Each of these empty lots presents its own difficulties in put to future use. Any use, however, would serve the city better than continued vacancy. Even a luxury residential development, unaffordable for working-class people, may house hundreds of yuppies — and keep them from taking up precious low-rent housing. There is hope that all of these lots can be redeveloped into homes, workplaces, and social spaces within the decade.
However, as the empty spaces downtown face prospects of new construction, there is one neighborhood where empty spaces are being deliberately manufactured: The premises of Fitchburg State University.
Just last year, for example, this field behind Makarios Kitchen was cleared of buildings and planted with grass. Previously there was a six-bedroom duplex and a four-bedroom single house here. Now this pair of lots is home only to rabbits.

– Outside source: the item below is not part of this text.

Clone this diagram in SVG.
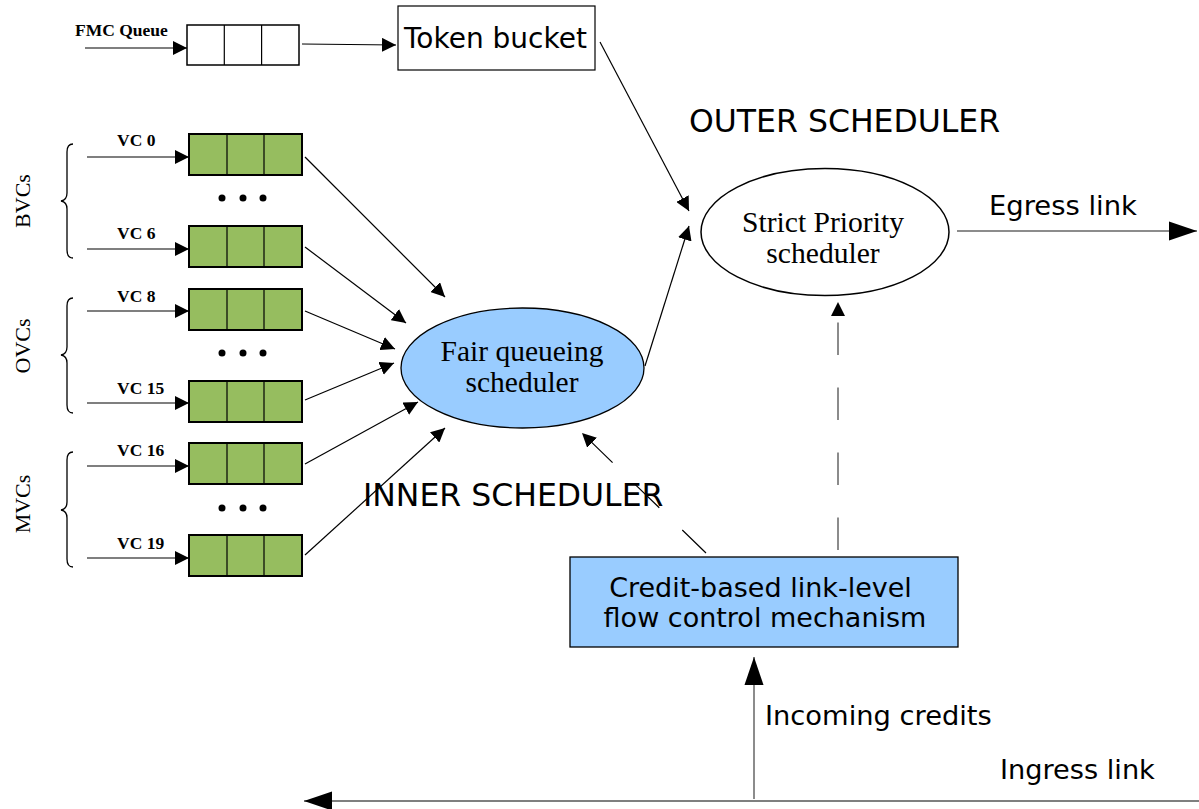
<svg xmlns="http://www.w3.org/2000/svg" width="1199" height="809" viewBox="0 0 1199 809">
<defs>
<style>
.q{fill:#96bd5f;stroke:#000;stroke-width:2}
.fq{fill:#fff;stroke:#000;stroke-width:1.5}
.ln{stroke:#000;stroke-width:1.2;fill:none}
.gl{stroke:#666;stroke-width:1.5;fill:none}
.br{stroke:#000;stroke-width:1.3;fill:none}
.vc{font-family:"Liberation Serif",serif;font-weight:bold;font-size:17.5px}
.sr{font-family:"Liberation Serif",serif}
.sa{font-family:"DejaVu Sans",sans-serif}
</style>
<marker id="a" viewBox="0 0 10 10" refX="10" refY="5" markerWidth="14" markerHeight="14" markerUnits="userSpaceOnUse" orient="auto"><path d="M0,0L10,5L0,10z" fill="#000"/></marker>
<marker id="big" viewBox="0 0 10 10" refX="10" refY="5" markerWidth="28" markerHeight="28" markerUnits="userSpaceOnUse" orient="auto"><path d="M0,1.6L10,5L0,8.4z" fill="#000"/></marker>
</defs>
<rect width="1199" height="809" fill="#fff"/>

<g id="fmc-queue">
<text class="vc" x="75" y="36" font-size="19">FMC Queue</text>
<rect class="fq" x="187" y="25" width="112" height="40"/>
<line class="ln" x1="224.3" y1="25" x2="224.3" y2="65"/>
<line class="ln" x1="261.6" y1="25" x2="261.6" y2="65"/>
</g>

<g id="token-bucket">
<rect x="398" y="6" width="197" height="64" fill="#fff" stroke="#000" stroke-width="1.2"/>
<text class="sa" x="404" y="48" font-size="28">Token bucket</text>
</g>

<g id="vc0">
<text class="vc" x="117" y="146">VC 0</text>
<rect class="q" x="189" y="134" width="113" height="41"/>
<line class="ln" x1="227" y1="134" x2="227" y2="175" stroke-width="2"/>
<line class="ln" x1="264" y1="134" x2="264" y2="175" stroke-width="2"/>
</g>
<g id="vc6">
<text class="vc" x="117" y="239">VC 6</text>
<rect class="q" x="189" y="226" width="113" height="41"/>
<line class="ln" x1="227" y1="226" x2="227" y2="267" stroke-width="2"/>
<line class="ln" x1="264" y1="226" x2="264" y2="267" stroke-width="2"/>
</g>
<g id="vc8">
<text class="vc" x="117" y="302">VC 8</text>
<rect class="q" x="189" y="289" width="113" height="41"/>
<line class="ln" x1="227" y1="289" x2="227" y2="330" stroke-width="2"/>
<line class="ln" x1="264" y1="289" x2="264" y2="330" stroke-width="2"/>
</g>
<g id="vc15">
<text class="vc" x="117" y="394">VC 15</text>
<rect class="q" x="189" y="381" width="113" height="41"/>
<line class="ln" x1="227" y1="381" x2="227" y2="422" stroke-width="2"/>
<line class="ln" x1="264" y1="381" x2="264" y2="422" stroke-width="2"/>
</g>
<g id="vc16">
<text class="vc" x="117" y="456">VC 16</text>
<rect class="q" x="189" y="443" width="113" height="41"/>
<line class="ln" x1="227" y1="443" x2="227" y2="484" stroke-width="2"/>
<line class="ln" x1="264" y1="443" x2="264" y2="484" stroke-width="2"/>
</g>
<g id="vc19">
<text class="vc" x="117" y="549">VC 19</text>
<rect class="q" x="189" y="535" width="113" height="41"/>
<line class="ln" x1="227" y1="535" x2="227" y2="576" stroke-width="2"/>
<line class="ln" x1="264" y1="535" x2="264" y2="576" stroke-width="2"/>
</g>

<g id="dots">
<circle cx="222" cy="198" r="3.5"/><circle cx="243" cy="198" r="3.5"/><circle cx="263" cy="198" r="3.5"/>
<circle cx="222" cy="353" r="3.5"/><circle cx="243" cy="353" r="3.5"/><circle cx="263" cy="353" r="3.5"/>
<circle cx="222" cy="508" r="3.5"/><circle cx="243" cy="508" r="3.5"/><circle cx="263" cy="508" r="3.5"/>
</g>

<g id="groups">
<path class="br" d="M73,144 Q67,144 67,152 L67,193 Q67,200 61,201 Q67,202 67,209 L67,250 Q67,258 73,258"/>
<path class="br" d="M73,298 Q67,298 67,306 L67,347 Q67,354 61,355 Q67,356 67,363 L67,405 Q67,413 73,413"/>
<path class="br" d="M73,452 Q67,452 67,460 L67,502 Q67,509 61,510 Q67,511 67,518 L67,559 Q67,567 73,567"/>
<text class="sr" font-size="22" transform="translate(30,201) rotate(-90)" text-anchor="middle">BVCs</text>
<text class="sr" font-size="22" transform="translate(30,346) rotate(-90)" text-anchor="middle">OVCs</text>
<text class="sr" font-size="22" transform="translate(30,504) rotate(-90)" text-anchor="middle">MVCs</text>
</g>

<g id="fair-queueing">
<ellipse cx="522.5" cy="368" rx="121.5" ry="60" fill="#99ccff" stroke="#000" stroke-width="1.3"/>
<text class="sr" x="522" y="361" font-size="29.5" text-anchor="middle">Fair queueing</text>
<text class="sr" x="522" y="392" font-size="29.5" text-anchor="middle">scheduler</text>
</g>

<g id="strict-priority">
<ellipse cx="825" cy="232" rx="124" ry="63.5" fill="#fff" stroke="#000" stroke-width="1.5"/>
<text class="sr" x="823" y="232" font-size="29.6" text-anchor="middle">Strict Priority</text>
<text class="sr" x="823" y="263" font-size="29.6" text-anchor="middle">scheduler</text>
</g>

<g id="credit-fc">
<rect x="570" y="557" width="388" height="90" fill="#99ccff" stroke="#000" stroke-width="1.3"/>
<text class="sa" x="760.5" y="597" font-size="27" text-anchor="middle">Credit-based link-level</text>
<text class="sa" x="765" y="627" font-size="27" text-anchor="middle">flow control mechanism</text>
</g>

<g id="labels">
<text class="sa" x="689" y="132" font-size="31.5">OUTER SCHEDULER</text>
<text class="sa" x="363" y="506" font-size="31.5">INNER SCHEDULER</text>
<text class="sa" x="989" y="215" font-size="27.4">Egress link</text>
<text class="sa" x="765" y="725" font-size="27.3">Incoming credits</text>
<text class="sa" x="1000" y="779" font-size="27.2">Ingress link</text>
</g>

<g id="connectors">
<line class="ln" x1="85" y1="48" x2="187" y2="48" marker-end="url(#a)"/>
<line class="ln" x1="87" y1="157" x2="189" y2="157" marker-end="url(#a)"/>
<line class="ln" x1="87" y1="249" x2="189" y2="249" marker-end="url(#a)"/>
<line class="ln" x1="87" y1="311" x2="189" y2="311" marker-end="url(#a)"/>
<line class="ln" x1="87" y1="403" x2="189" y2="403" marker-end="url(#a)"/>
<line class="ln" x1="87" y1="466" x2="189" y2="466" marker-end="url(#a)"/>
<line class="ln" x1="87" y1="558" x2="189" y2="558" marker-end="url(#a)"/>
<line class="ln" x1="302" y1="44" x2="396" y2="45" marker-end="url(#a)"/>
<line class="ln" x1="600" y1="42" x2="689" y2="211" marker-end="url(#a)"/>
<line class="ln" x1="645" y1="366" x2="689" y2="226" marker-end="url(#a)"/>
<line class="ln" x1="305" y1="157" x2="445" y2="297" marker-end="url(#a)"/>
<line class="ln" x1="305" y1="247" x2="406" y2="323" marker-end="url(#a)"/>
<line class="ln" x1="305" y1="311" x2="395" y2="349" marker-end="url(#a)"/>
<line class="ln" x1="305" y1="400" x2="394" y2="363" marker-end="url(#a)"/>
<line class="ln" x1="305" y1="464" x2="418" y2="402" marker-end="url(#a)"/>
<line class="ln" x1="305" y1="555" x2="445" y2="428" marker-end="url(#a)"/>
<line class="gl" x1="957" y1="231" x2="1197" y2="231" marker-end="url(#big)"/>
<line class="gl" x1="838" y1="550" x2="838" y2="302" stroke-dasharray="32.5 32.5" marker-end="url(#a)"/>
<line class="ln" x1="706" y1="553" x2="582" y2="433" stroke-dasharray="33 32" marker-end="url(#a)"/>
<line class="gl" x1="754" y1="799" x2="754" y2="657" marker-end="url(#big)"/>
<line class="ln" x1="1199" y1="801" x2="304" y2="801" marker-end="url(#big)"/>
</g>
</svg>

During the winter, these sidewalks on the corner of Pearl Street and Myrtle are covered with ice, as there is no adjacent resident to shovel snow. According to the city, the owner of the property is responsible for clearing snow off of the sidewalk. However, I doubt that the school is eager to take up that responsibility.
On the left side of Myrtle Avenue there is a bench and a plaque commemorating the triple-decker house that once stood there (and implicitly telling you that another one will not be built). On the right side of the street there is a pile of rubble where a squat two-story brick building stood until it was demolished in 2020.
Here, on the neighborhood side of Highland Avenue, there is a grass field with saplings. The two-flat house here was demolished in 2011 and acquired by the school two years later. What happened to this lot is a mystery to me, although today it is pleasantly used by the local community to feed neighborhood cats.
There are even more fields and saplings on the hillside between Pearl and North streets, above an FSU parking lot. There used to be houses here. While the land for the current parking lot on North Street was acquired through eminent domain, the opposite strip of land on Pearl and Snow Streets was acquired over the years starting in the late 1990s. In the past the school planned to build a multilevel parking complex on the land.
The remaining residence on this hill is occupied by a homeowner who watched his neighbors disappear over the last decade. The vacant duplex next door once housed students and is now slated for demolition by university contractors. Further down Snow Street is a lone three-flat, both of the abutting properties torn down.
Much of this empty land is owned by a tax-exempt charity called the FSU Foundation Supporting Organization, Inc. As the name implies, it is a satellite of the private nonprofit run by the University. The Supporting Organization manages “real estate and related improvements” for the benefit of the school.
Buying up homes, evicting the tenants, and flattening them to bare grass is a dubiously charitable venture at best. Most likely the school demolishes all of its unused lots to save money on taxes — Property taxes are levied based on the assessed value of a lot; an empty field is cheaper to own. An institution that acquires unused real estate is incentivized to demolish. Historical reformers like Henry George once proposed that improvements be exempted from assessed value; only the land value would be taxed to avoid this exact incentive. Though a truly livable world will require more fundamental change than an adjustment in the tax code, George was right in his statement that “everybody works but the vacant lot.”
With each new demolition, there is one less house for townies and students to rent. Each bedroom destroyed represents one more unit of unmet demand, one more local worker forced to commute into Fitchburg from out of town, one more car in traffic. It means less tax revenue, fewer neighbors, fewer consumers. It is unthinkable that homes in the middle of a city should be cleared out while Massachusetts is facing a housing shortage, yet that is what is happening in Fitchburg.
You can see properties owned by the school and its adjacent charities on the city property map. The State University owns a lot more than just these few lots — there are vacant homes on Pearl and Highland avenues, an empty strip along North Street, and a few parking lots that take up entire city blocks, with some demolitions for parking as late as 2012. There is a clear, steady trend: as time goes on, the school will continue to acquire and demolish homes. The university neighborhood is becoming more sterile, less urban, and less affordable. If this neighborhood is to remain functional, the trend must not only stop — it must reverse. Fitchburg needs its small-lot houses, even in the vicinity of a great university.